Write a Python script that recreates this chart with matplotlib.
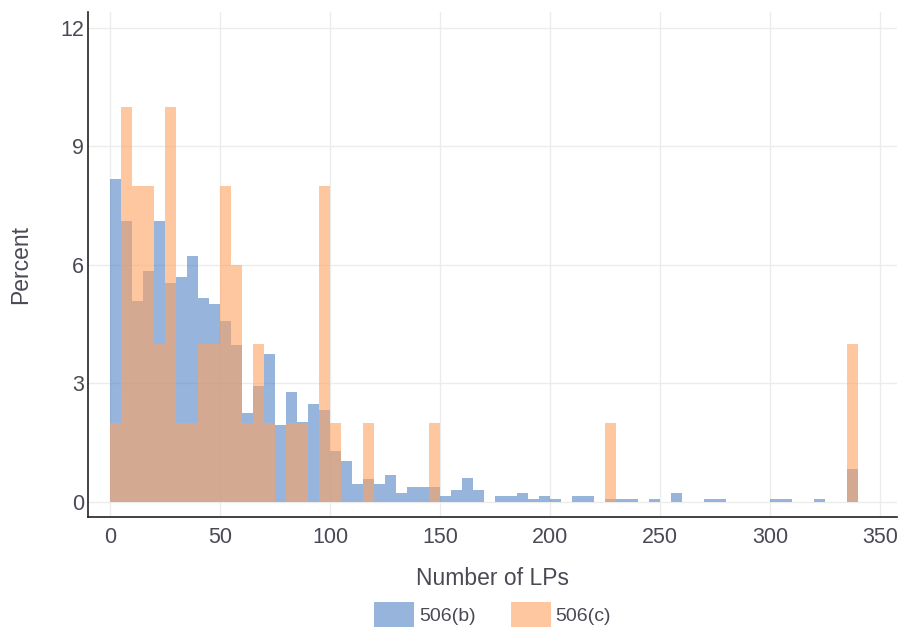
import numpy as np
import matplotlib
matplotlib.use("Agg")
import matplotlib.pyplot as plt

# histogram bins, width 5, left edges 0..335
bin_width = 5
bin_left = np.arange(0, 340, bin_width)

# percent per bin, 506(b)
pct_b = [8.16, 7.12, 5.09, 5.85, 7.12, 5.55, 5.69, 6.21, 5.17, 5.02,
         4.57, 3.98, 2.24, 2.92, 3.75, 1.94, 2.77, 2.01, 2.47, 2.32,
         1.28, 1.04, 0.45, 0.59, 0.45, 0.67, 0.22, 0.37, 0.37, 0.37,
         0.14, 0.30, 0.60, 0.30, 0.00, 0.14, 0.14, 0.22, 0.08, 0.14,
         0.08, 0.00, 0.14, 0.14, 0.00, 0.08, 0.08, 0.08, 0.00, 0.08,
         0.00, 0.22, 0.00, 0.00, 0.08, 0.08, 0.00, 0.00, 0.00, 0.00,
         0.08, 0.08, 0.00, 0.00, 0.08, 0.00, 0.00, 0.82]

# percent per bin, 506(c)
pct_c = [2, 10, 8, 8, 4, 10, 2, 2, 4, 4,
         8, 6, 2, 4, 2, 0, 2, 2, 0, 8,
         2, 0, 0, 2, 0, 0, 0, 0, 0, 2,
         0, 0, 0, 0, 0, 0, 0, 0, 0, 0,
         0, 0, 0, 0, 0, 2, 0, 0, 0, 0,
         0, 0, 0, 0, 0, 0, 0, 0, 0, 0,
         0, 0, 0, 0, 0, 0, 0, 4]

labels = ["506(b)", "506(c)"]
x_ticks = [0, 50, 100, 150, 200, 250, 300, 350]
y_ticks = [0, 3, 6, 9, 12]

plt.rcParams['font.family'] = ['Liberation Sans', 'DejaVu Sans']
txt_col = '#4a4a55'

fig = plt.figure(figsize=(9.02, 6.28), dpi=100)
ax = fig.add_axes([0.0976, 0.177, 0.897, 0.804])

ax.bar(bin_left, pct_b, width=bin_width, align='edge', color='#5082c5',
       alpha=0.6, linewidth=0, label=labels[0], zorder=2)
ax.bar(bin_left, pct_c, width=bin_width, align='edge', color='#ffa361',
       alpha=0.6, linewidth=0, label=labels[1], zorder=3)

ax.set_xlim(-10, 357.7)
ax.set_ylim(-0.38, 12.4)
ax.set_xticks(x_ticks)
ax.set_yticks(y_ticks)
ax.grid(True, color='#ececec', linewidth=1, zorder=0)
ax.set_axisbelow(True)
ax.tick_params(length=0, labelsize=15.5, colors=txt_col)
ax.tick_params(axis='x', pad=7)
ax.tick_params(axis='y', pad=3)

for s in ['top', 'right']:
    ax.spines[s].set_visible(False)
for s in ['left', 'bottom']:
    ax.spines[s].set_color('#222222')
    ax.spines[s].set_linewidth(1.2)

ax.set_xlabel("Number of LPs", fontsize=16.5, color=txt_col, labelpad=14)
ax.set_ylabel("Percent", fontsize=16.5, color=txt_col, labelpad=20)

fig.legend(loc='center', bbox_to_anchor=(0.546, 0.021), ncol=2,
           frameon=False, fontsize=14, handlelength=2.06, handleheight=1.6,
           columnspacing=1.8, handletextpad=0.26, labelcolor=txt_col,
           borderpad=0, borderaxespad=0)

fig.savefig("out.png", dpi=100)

+ + + + + + +

What to do =>
Search the listing above for the string "matplotlib". Copy every line that contains it.

Worked answer =>
Write a Python script that recreates this chart with matplotlib.
import matplotlib
matplotlib.use("Agg")
import matplotlib.pyplot as plt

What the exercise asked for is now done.